Collection entries:
━━━━

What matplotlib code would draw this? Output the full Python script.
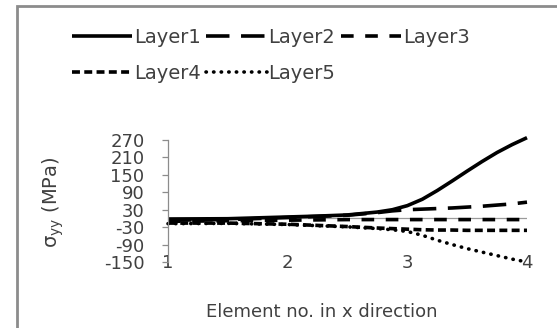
import matplotlib
matplotlib.use("Agg")
import matplotlib.pyplot as plt
import matplotlib.patches as mpatches
from matplotlib.ticker import FuncFormatter

# values
element = [1, 1.5, 2, 2.25, 2.5, 2.75, 2.875, 3, 3.125, 3.25, 3.375, 3.5, 3.625, 3.75, 3.875, 4]
layer1 = [-2, -1, 5, 8, 12, 22, 30, 44, 66, 96, 129, 163, 196, 227, 254, 278]
layer2 = [-6, -4, 3, 7, 11, 20, 26, 30, 32, 34, 36, 39, 42, 46, 50, 56]
layer3 = [-10, -8, -6, -5, -4, -4, -4, -4, -4, -4, -4, -4, -4, -4, -4, -4]
layer4 = [-16, -16, -20, -24, -28, -33, -35, -37, -39, -40, -40, -41, -41, -41, -41, -41]
layer5 = [-18, -17, -21, -25, -29, -35, -39, -45, -58, -75, -90, -104, -116, -128, -140, -150]
labels = ['Layer1', 'Layer2', 'Layer3', 'Layer4', 'Layer5']
yticks = [-150, -90, -30, 30, 90, 150, 210, 270]
xticks = [1, 2, 3, 4]

plt.rcParams['font.family'] = ['DejaVu Sans']
txt = '#404040'

fig = plt.figure(figsize=(5.57, 3.28), dpi=100)
W, H = 557.0, 328.0
ax = fig.add_axes([168 / W, 1 - 262 / H, (527 - 168) / W, (262 - 140) / H])

lw = 2.6
l1, = ax.plot(element, layer1, color='black', lw=lw, label=labels[0], solid_capstyle='butt')
l2, = ax.plot(element, layer2, color='black', lw=lw, label=labels[1], dashes=(6.5, 3.2))
l3, = ax.plot(element, layer3, color='black', lw=lw, label=labels[2], dashes=(3.5, 3.2))
l4, = ax.plot(element, layer4, color='black', lw=lw, label=labels[3], dashes=(2.2, 1.2))
l5, = ax.plot(element, layer5, color='black', lw=lw, label=labels[4], dashes=(0.1, 2.0),
              dash_capstyle='round')
for l in (l1, l2, l3, l4, l5):
    l.set_clip_on(False)

ax.axhline(0, color='#9a9a9a', lw=0.9, zorder=0)

ax.set_xlim(1, 4)
ax.set_ylim(-150, 270)
ax.set_xticks(xticks)
ax.set_yticks(yticks)
ax.yaxis.set_major_formatter(FuncFormatter(lambda v, p: '%d' % v))
ax.tick_params(axis='y', direction='out', length=4, width=0.9, color='#8c8c8c',
               labelsize=13, labelcolor=txt, pad=13)
ax.tick_params(axis='x', length=0, labelsize=13, labelcolor=txt, pad=-6)
for s in ['top', 'right', 'bottom']:
    ax.spines[s].set_visible(False)
ax.spines['left'].set_color('#8c8c8c')
ax.spines['left'].set_linewidth(0.9)
ax.patch.set_alpha(0)

fig.text(53 / W, 1 - 202 / H, r'σ$_\mathregular{yy}$ (MPa)', rotation=90, ha='center',
         va='center', fontsize=14, color=txt)
fig.text(322 / W, 1 - 312 / H, 'Element no. in x direction', ha='center',
         va='center', fontsize=13, color=txt)

# row-wise legend order (matplotlib fills columns first)
handles = [l1, l4, l2, l5, l3]
leg = ax.legend(handles, [h.get_label() for h in handles], loc='upper left',
                bbox_to_anchor=(72 / W, 1 - 28 / H),
                bbox_transform=fig.transFigure, ncol=3, frameon=False,
                borderpad=0, borderaxespad=0, handlelength=3.1,
                handletextpad=0.08, columnspacing=0.3, labelspacing=0.85,
                fontsize=14)
for t in leg.get_texts():
    t.set_color(txt)

border = mpatches.Rectangle((17 / W, -0.1), 1.2, 1 - 6 / H + 0.1,
                            transform=fig.transFigure, fill=False,
                            edgecolor='#8c8c8c', lw=2.0, clip_on=False)
fig.add_artist(border)

fig.savefig('out.png', dpi=100)
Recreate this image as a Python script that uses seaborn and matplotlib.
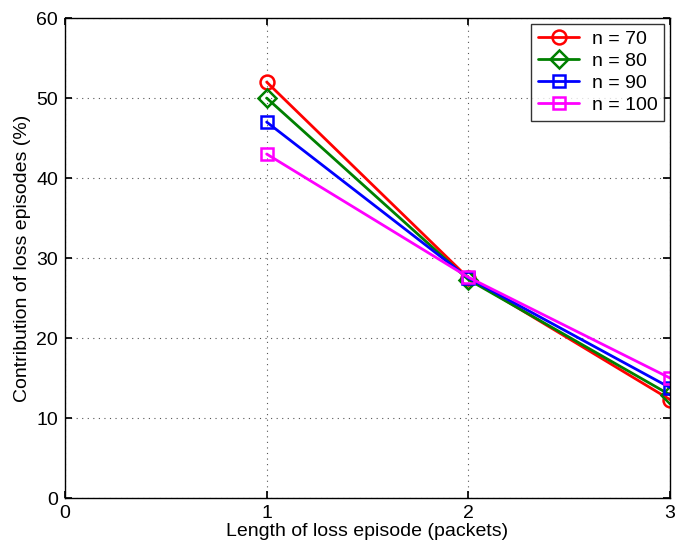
import matplotlib
matplotlib.use("Agg")
import matplotlib.pyplot as plt
import seaborn as sns
import pandas as pd

# Loss-episode length (packets) and contribution (%) for each n
lengths = [1, 2, 3]
series_names = ["n = 70", "n = 80", "n = 90", "n = 100"]
contrib_n70 = [52.0, 27.5, 12.3]
contrib_n80 = [50.0, 27.3, 12.9]
contrib_n90 = [47.0, 27.5, 13.8]
contrib_n100 = [43.0, 27.6, 15.0]

colors = ["#ff0000", "#008000", "#0000ff", "#ff00ff"]
markers = ["o", "D", "s", "s"]
msizes = [10, 9, 8, 8]

sns.set_theme(style="white")
plt.rcParams["font.family"] = ["Liberation Sans", "DejaVu Sans"]
plt.rcParams["text.color"] = "black"
plt.rcParams["axes.labelcolor"] = "black"
plt.rcParams["xtick.color"] = "black"
plt.rcParams["ytick.color"] = "black"

fig = plt.figure(figsize=(6.75, 5.5), dpi=100)
ax = fig.add_axes([0.0963, 0.0945, 0.8963, 0.8727])

all_vals = [contrib_n70, contrib_n80, contrib_n90, contrib_n100]
for name, vals, c, m, ms in zip(series_names, all_vals, colors, markers, msizes):
    df = pd.DataFrame({"length": lengths, "contrib": vals})
    sns.lineplot(data=df, x="length", y="contrib", ax=ax, color=c, marker=m,
                 markersize=ms, markerfacecolor="none", markeredgecolor=c,
                 markeredgewidth=1.8, linewidth=2, label=name)

ax.set_xlim(0, 3)
ax.set_ylim(0, 60)
ax.set_xticks([0, 1, 2, 3])
ax.set_yticks(range(0, 61, 10))
ax.set_xlabel("Length of loss episode (packets)", fontsize=14, labelpad=1)
ax.set_ylabel("Contribution of loss episodes (%)", fontsize=14, labelpad=4)
ax.tick_params(direction="in", labelsize=14, length=5, color="black",
               labelcolor="black", top=True, right=True, bottom=True,
               left=True, pad=5)
ax.grid(True, linestyle=(0, (1, 4)), color="#555555", linewidth=0.8)
for sp in ax.spines.values():
    sp.set_color("black")
    sp.set_linewidth(1.0)

leg = ax.legend(loc="upper right", fontsize=14, frameon=True, fancybox=False,
                edgecolor="black", handlelength=2.1, borderaxespad=0.3,
                labelspacing=0.22, borderpad=0.35, handletextpad=0.65)
leg.get_frame().set_linewidth(1.0)

fig.savefig("out.png", dpi=100)
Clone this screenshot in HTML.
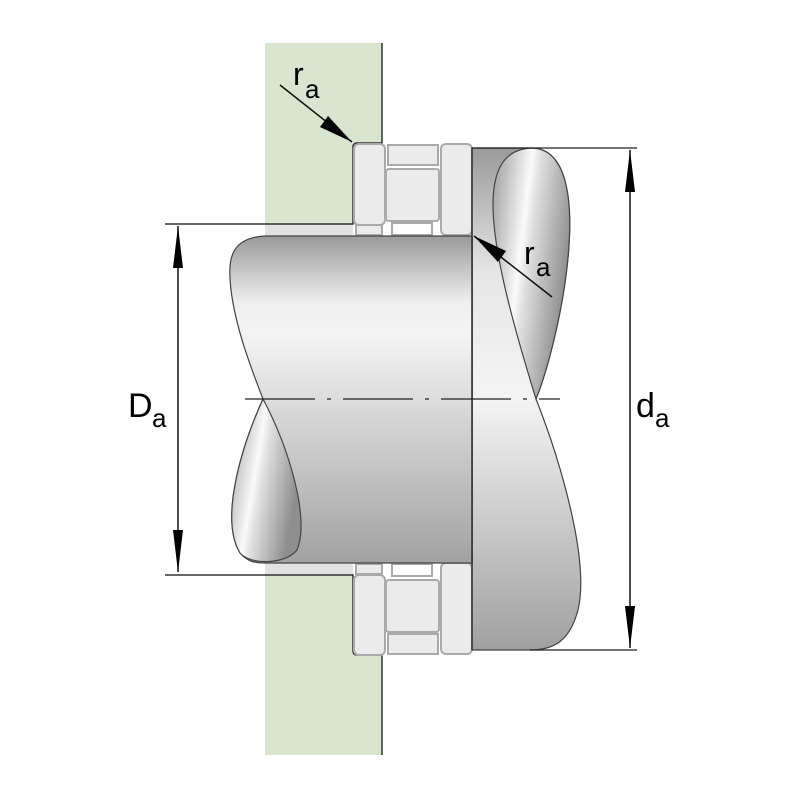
<!DOCTYPE html>
<html><head><style>body{margin:0;background:#fff}svg{display:block}</style></head><body>
<svg width="800" height="800" viewBox="0 0 800 800" xmlns="http://www.w3.org/2000/svg" font-family="Liberation Sans, sans-serif">
<defs>
<linearGradient id="cyl" x1="0" y1="0" x2="0" y2="1">
<stop offset="0" stop-color="#9a9a9a"/><stop offset="0.2" stop-color="#eeeeee"/><stop offset="0.3" stop-color="#f4f4f4"/><stop offset="1" stop-color="#a2a2a2"/></linearGradient>
<linearGradient id="sh" x1="0" y1="0" x2="0" y2="1">
<stop offset="0" stop-color="#9a9a9a"/><stop offset="0.25" stop-color="#e6e6e6"/><stop offset="0.5" stop-color="#f4f4f4"/><stop offset="1" stop-color="#a0a0a0"/></linearGradient>
<linearGradient id="tear" x1="0" y1="0" x2="1" y2="0.4">
<stop offset="0" stop-color="#9a9a9a"/><stop offset="0.45" stop-color="#fafafa"/><stop offset="0.55" stop-color="#e0e0e0"/><stop offset="1" stop-color="#8e8e8e"/></linearGradient>
</defs>
<path d="M265 43 H382 V143 H353 V224 H265 Z" fill="#d9e5cf"/>
<path d="M265 575 H353 V655 H382 V755 H265 Z" fill="#d9e5cf"/>
<rect x="265" y="224" width="88" height="12" fill="#e2e2e2"/>
<rect x="265" y="563" width="88" height="12" fill="#e2e2e2"/>
<path d="M382 43 V143 H357 Q353 143 353 147 V224 H165" fill="none" stroke="#333" stroke-width="1.5"/>
<path d="M382 755 V655 H357 Q353 655 353 651 V575 H165" fill="none" stroke="#333" stroke-width="1.5"/>
<g fill="#ebebeb" stroke="#aaa" stroke-width="2">
<rect x="354" y="144" width="31" height="81" rx="5"/>
<rect x="441" y="144" width="31" height="91" rx="5"/>
<rect x="388" y="145" width="50" height="20"/>
<rect x="386" y="169" width="53" height="52" rx="3"/>
<rect x="392" y="223" width="40" height="12" fill="#fff"/>
<rect x="356" y="225" width="26" height="10"/>
<rect x="354" y="575" width="31" height="80" rx="5"/>
<rect x="441" y="563" width="31" height="91" rx="5"/>
<rect x="388" y="634" width="50" height="20"/>
<rect x="386" y="580" width="53" height="52" rx="3"/>
<rect x="392" y="564" width="40" height="12" fill="#fff"/>
<rect x="356" y="564" width="26" height="10"/>
</g>
<path d="M472 148 H532 C600 150 560 340 536 399 C560 460 590 560 578 610 C570 640 555 650 530 650 H472 Z" fill="url(#sh)" stroke="#444" stroke-width="1.2"/>
<path d="M532 148 C470 150 490 250 536 399 C560 340 600 150 532 148 Z" fill="url(#tear)" stroke="#444" stroke-width="1.2"/>
<line x1="472" y1="148" x2="472" y2="650" stroke="#333" stroke-width="1.5"/>
<path d="M472 236 H265 C228 238 228 262 231 290 C236 330 252 370 263 399 C240 450 220 520 240 553 C248 562 255 563 265 563 H472 Z" fill="url(#cyl)" stroke="#444" stroke-width="1.2"/>
<path d="M263 399 C240 450 220 520 240 553 C250 565 285 565 297 550 C310 520 290 450 263 399 Z" fill="url(#tear)" stroke="#444" stroke-width="1.2"/>
<line x1="472" y1="236" x2="472" y2="563" stroke="#333" stroke-width="1.5"/>
<line x1="472" y1="148" x2="637" y2="148" stroke="#222" stroke-width="1.3"/>
<line x1="530" y1="650" x2="637" y2="650" stroke="#222" stroke-width="1.3"/>
<line x1="245" y1="399" x2="560" y2="399" stroke="#222" stroke-width="1.3" stroke-dasharray="70,12,4,12"/>
<line x1="178" y1="226" x2="178" y2="572" stroke="#111" stroke-width="1.5"/>
<path d="M178 226 L173 268 H183 Z M178 572 L173 530 H183 Z" fill="#000"/>
<line x1="630" y1="150" x2="630" y2="648" stroke="#111" stroke-width="1.5"/>
<path d="M630 150 L625 192 H635 Z M630 648 L625 606 H635 Z" fill="#000"/>
<line x1="280" y1="85" x2="352" y2="142" stroke="#111" stroke-width="1.5"/>
<path d="M352 142 L320 127 L328 116 Z" fill="#000"/>
<line x1="474" y1="236" x2="552" y2="297" stroke="#111" stroke-width="1.5"/>
<path d="M474 236 L506 251 L498 262 Z" fill="#000"/>
<text x="293" y="85" font-size="32">r</text><text x="305" y="98" font-size="26">a</text>
<text x="524" y="264" font-size="32">r</text><text x="536" y="276" font-size="26">a</text>
<text x="128" y="417" font-size="34">D</text><text x="152" y="427" font-size="26">a</text>
<text x="636" y="417" font-size="34">d</text><text x="655" y="427" font-size="26">a</text>
</svg>
</body></html>
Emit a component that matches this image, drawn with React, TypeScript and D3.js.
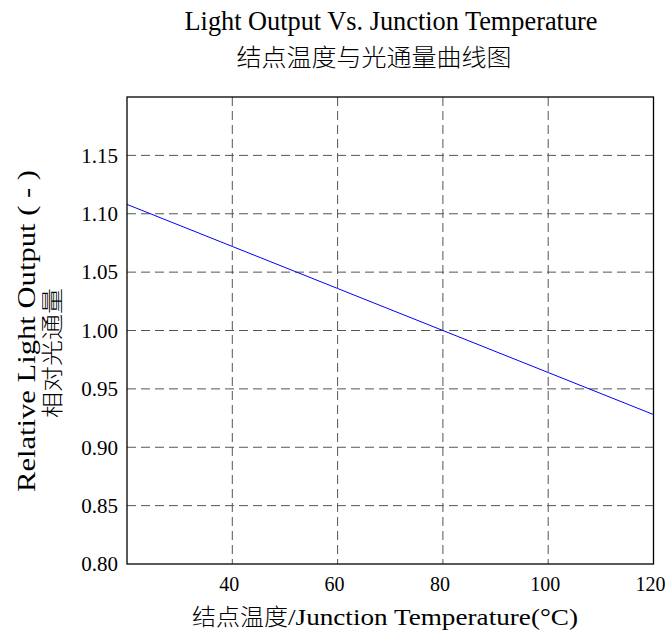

━━━━

Work instructions: Return, please, the exact lines from the beginning of the entries above through the line containing "from matplotlib.ticker import FuncFormatter", both included; pictures are left out.

Reply to the task:
What matplotlib code would draw this? Output the full Python script.
import matplotlib
matplotlib.use("Agg")
import matplotlib.pyplot as plt
import matplotlib.patches as mpatches
from matplotlib.ticker import FuncFormatter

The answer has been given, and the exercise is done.